Солдаты ворвались в город вместе с беглецами, осыпая ударами каждого попадавшегося им на пути; они гнали народ через Бет-Зету, пытаясь пробить себе дорогу и занять Храм и Антонию. С той же самой целью и Флор вывел из царского дворца своих собственных людей и стремился достигнуть крепости. Однако их попытки провалились, так как народ, обойдя их кругом, вышел им навстречу и остановил их продвижение; затем, выстроившись на крышах, они стали забрасывать римлян камнями. Тяжело страдавшие от сыплющихся сверху снарядов и не имевшие достаточно силы пробиться сквозь запруженные людьми узкие улицы, римляне отошли в конце концов к своему лагерю возле царского дворца.

6. Опасаясь, что Флор возобновит наступление и, пройдя со стороны Антонии, захватит Храм, повстанцы тут же забрались наверх и разрушили колоннаду, соединявшую Антонию с Храмом. Это охладило алчность Флора, ибо он домогался сокровищ Храма и поэтому стремился занять Антонию. Когда же колонны обрушились, он оставил свое намерение. Послав за первосвященниками и Синедрионом, он объявил им, что собирается покинуть город и оставляет им такой гарнизон, какой они запросят. В ответ они торжественно обещали поддерживать порядок и предотвращать попытки к мятежу, если он оставит им одну когорту — но только не ту, которая замешана в беспорядках (так как народ ненавидел ее за все ею причиненное). Переменив согласно их просьбе когорту, сам он с остальными силами возвратился в Кесарию.

XVI

1. Желая создать новый повод для войны, он послал Цестию ложное донесение о восстании евреев, где писал, что это они были зачинщиками войны, и обвинял их в причинении того, чего на самом деле они-то и были жертвой. Однако и должностные лица в Иерусалиме тоже не безмолвствовали: и они, и Береника отправили Цестию не одно письмо с описанием совершенных Флором в городе беззаконий. Цестий прочел послания обеих сторон и стал совещаться с помощниками. Те посоветовали ему самому отправиться с войском в Иерусалим, где или наказать бунтовщиков, если известия о восстании подтвердятся, или же укрепить евреев, если окажется, что они сохраняют верность Риму. Однако он предпочел сначала послать туда одного из своих помощников, чтобы тот исследовал положение и доставил ему достоверный отчет о настроениях среди евреев.

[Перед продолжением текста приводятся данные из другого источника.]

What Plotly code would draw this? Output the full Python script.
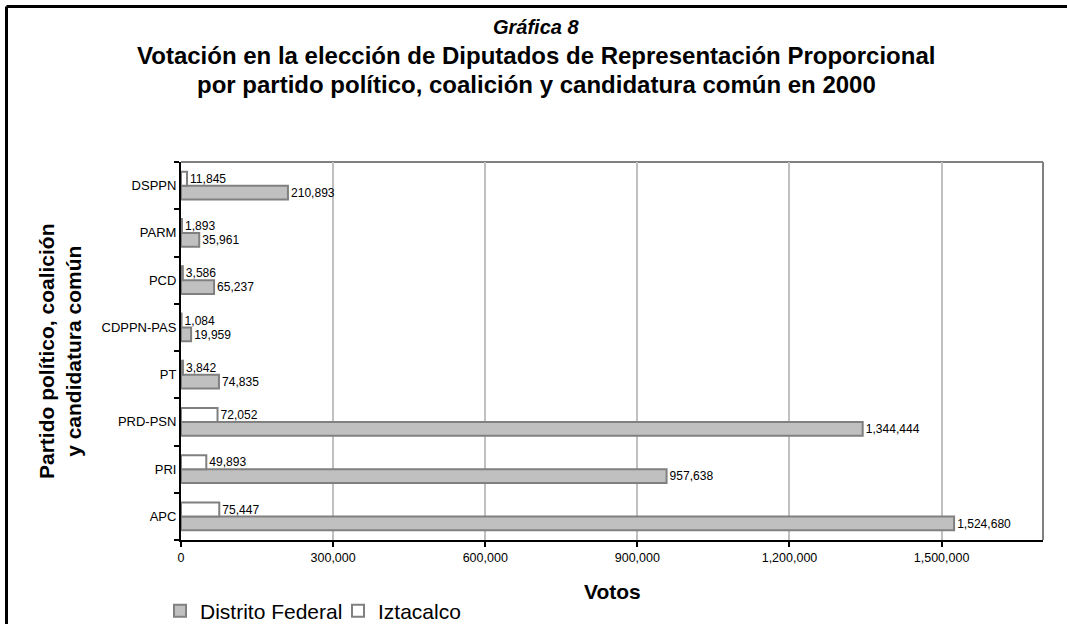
import plotly.graph_objects as go

categories = ["APC", "PRI", "PRD-PSN", "PT", "CDPPN-PAS", "PCD", "PARM", "DSPPN"]
distrito_federal = [1524680, 957638, 1344444, 74835, 19959, 65237, 35961, 210893]
iztacalco = [75447, 49893, 72052, 3842, 1084, 3586, 1893, 11845]
x_ticks = [0, 300000, 600000, 900000, 1200000, 1500000]

FONT = "Liberation Sans, Arial, sans-serif"

fig = go.Figure()
fig.add_trace(go.Bar(
    y=categories, x=distrito_federal, orientation="h", name="Distrito Federal",
    marker=dict(color="#c0c0c0", line=dict(color="#808080", width=2)),
    text=[f"{v:,}" for v in distrito_federal], textposition="outside",
    textfont=dict(size=13, color="black", family=FONT), cliponaxis=False,
))
fig.add_trace(go.Bar(
    y=categories, x=iztacalco, orientation="h", name="Iztacalco",
    marker=dict(color="white", line=dict(color="#808080", width=2)),
    text=[f"{v:,}" for v in iztacalco], textposition="outside",
    textfont=dict(size=13, color="black", family=FONT), cliponaxis=False,
))

L, R, T, B = 181, 24, 162, 84
W, H = 1067, 624
pw, ph = W - L - R, H - T - B

def px(x):
    return (x - L) / pw

def py(y):
    return (H - B - y) / ph

fig.update_layout(
    width=W, height=H,
    margin=dict(l=L, r=R, t=T, b=B, autoexpand=False),
    paper_bgcolor="white", plot_bgcolor="white",
    font=dict(family=FONT, color="black", size=12),
    barmode="group", bargap=0.41, bargroupgap=0,
    showlegend=True,
    legend=dict(orientation="h", x=px(160), xanchor="left", y=py(611), yanchor="middle",
                font=dict(size=21, family=FONT), traceorder="normal",
                bgcolor="rgba(0,0,0,0)", itemwidth=30, tracegroupgap=0,
                entrywidth=133, entrywidthmode="pixels"),
    xaxis=dict(range=[0, 1700000], tickvals=x_ticks, tickformat=",",
               showgrid=True, gridcolor="#c0c0c0", gridwidth=2,
               showline=True, linecolor="black", linewidth=2,
               ticks="outside", ticklen=5, tickwidth=2, tickcolor="black",
               tickfont=dict(size=12.5), zeroline=False),
    yaxis=dict(categoryorder="array", categoryarray=categories,
               showline=True, linecolor="black", linewidth=2,
               ticks="outside", tickson="boundaries", ticklen=5, tickwidth=2,
               tickcolor="black", tickfont=dict(size=13), showgrid=False),
    shapes=[
        dict(type="line", xref="paper", yref="paper", x0=0, x1=1, y0=1, y1=1,
             line=dict(color="#808080", width=2), layer="below"),
        dict(type="line", xref="paper", yref="paper", x0=1, x1=1, y0=0, y1=1,
             line=dict(color="#808080", width=2), layer="below"),
        dict(type="line", xref="paper", yref="paper", x0=px(6.5), x1=px(1080),
             y0=py(6.5), y1=py(6.5), line=dict(color="black", width=3)),
        dict(type="line", xref="paper", yref="paper", x0=px(6.5), x1=px(6.5),
             y0=py(6.5), y1=py(640), line=dict(color="black", width=3)),
    ],
    annotations=[
        dict(text="<b><i>Gráfica 8</i></b>", xref="paper", yref="paper",
             x=px(536), y=py(27), xanchor="center", yanchor="middle",
             showarrow=False, font=dict(size=20)),
        dict(text="<b>Votación en la elección de Diputados de Representación Proporcional</b>",
             xref="paper", yref="paper", x=px(536), y=py(56), xanchor="center",
             yanchor="middle", showarrow=False, font=dict(size=24)),
        dict(text="<b>por partido político, coalición y candidatura común en 2000</b>",
             xref="paper", yref="paper", x=px(536), y=py(84), xanchor="center",
             yanchor="middle", showarrow=False, font=dict(size=24)),
        dict(text="<b>Partido político, coalición<br>y candidatura común</b>",
             xref="paper", yref="paper", x=px(60), y=0.5, xanchor="center",
             yanchor="middle", textangle=-90, showarrow=False, font=dict(size=21)),
        dict(text="<b>Votos</b>", xref="paper", yref="paper", x=0.5, y=py(591),
             xanchor="center", yanchor="middle", showarrow=False, font=dict(size=21)),
    ],
)

fig.write_html("out.html", config={"displayModeBar": False},
               post_script="document.body.style.margin='0';document.body.style.overflow='hidden';")
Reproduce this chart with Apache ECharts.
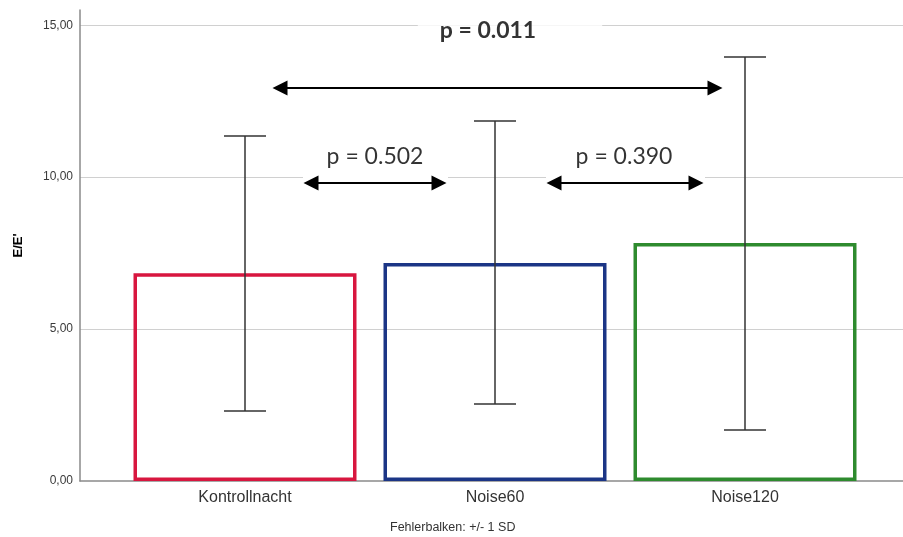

Итак, он послал одного из своих трибунов, Неаполитана, который в Явне случайно встретил Агриппу, возвращавшегося из Александрии, и рассказал, кто послал его и зачем.

2. В это же время явились встретить царя еврейские первосвященники в сопровождении видных граждан и Синедриона. Воздав ему должные почести, они принялись оплакивать свои несчастья и описывать перед ним свирепость Флора. Хотя их рассказ привел Агриппу в негодование, он предусмотрительно обратил свой гнев против евреев, которым в душе сочувствовал. Ведь он намеревался укротить их высокомерие и своим отказом видеть в них несправедливо пострадавших заглушить в них жажду отмщения.

Те, будучи людьми смышлеными (да и размеры их имущества заставляли их искать мира), поняли, что выговор царя сделан с добрыми намерениями. Однако в 60 стадиях от Иерусалима Агриппу и Неаполитана встретил народ, вышедший их приветствовать. Впереди бежали с громкими воплями вдовы убитых, и народ откликнулся на их плач громкими сетованиями; они молили Агриппу о заступничестве и твердили Неаполитану обо всем, что претерпели от Флора. Когда все вступили в город, они стали показывать опустошенный рынок и разграбленные дома.

Затем при посредничестве Агриппы они убедили Неаполитана взять в сопровождающие одного только человека и обойти город до самого Шилоаха, чтобы самому удостовериться в том, что евреи покорны всем римлянам и настроены против одного лишь Флора за его чрезмерную жестокость. Неаполитан прошел по всему городу, получив достаточно доказательств покорности, и взошел в Храм. Здесь он собрал народ, осыпал его похвалами за преданность Риму и убеждал сохранять мир. Затем, поклонившись с верхнего двора святилищу Бога, он возвратился к Цестию.

3. Евреи же обратились к царю и первосвященникам, умоляя их отправить к Нерону посольство с обвинениями против Флора, чтобы молчание о совершенной им резне не обратило против них самих подозрения в неповиновении; ведь если зачинщик беспорядков не будет своевременно указан, можно будет подумать, что это они первыми взялись за оружие. Было ясно, что всякая попытка воспрепятствовать посольству вызовет сопротивление со стороны народа.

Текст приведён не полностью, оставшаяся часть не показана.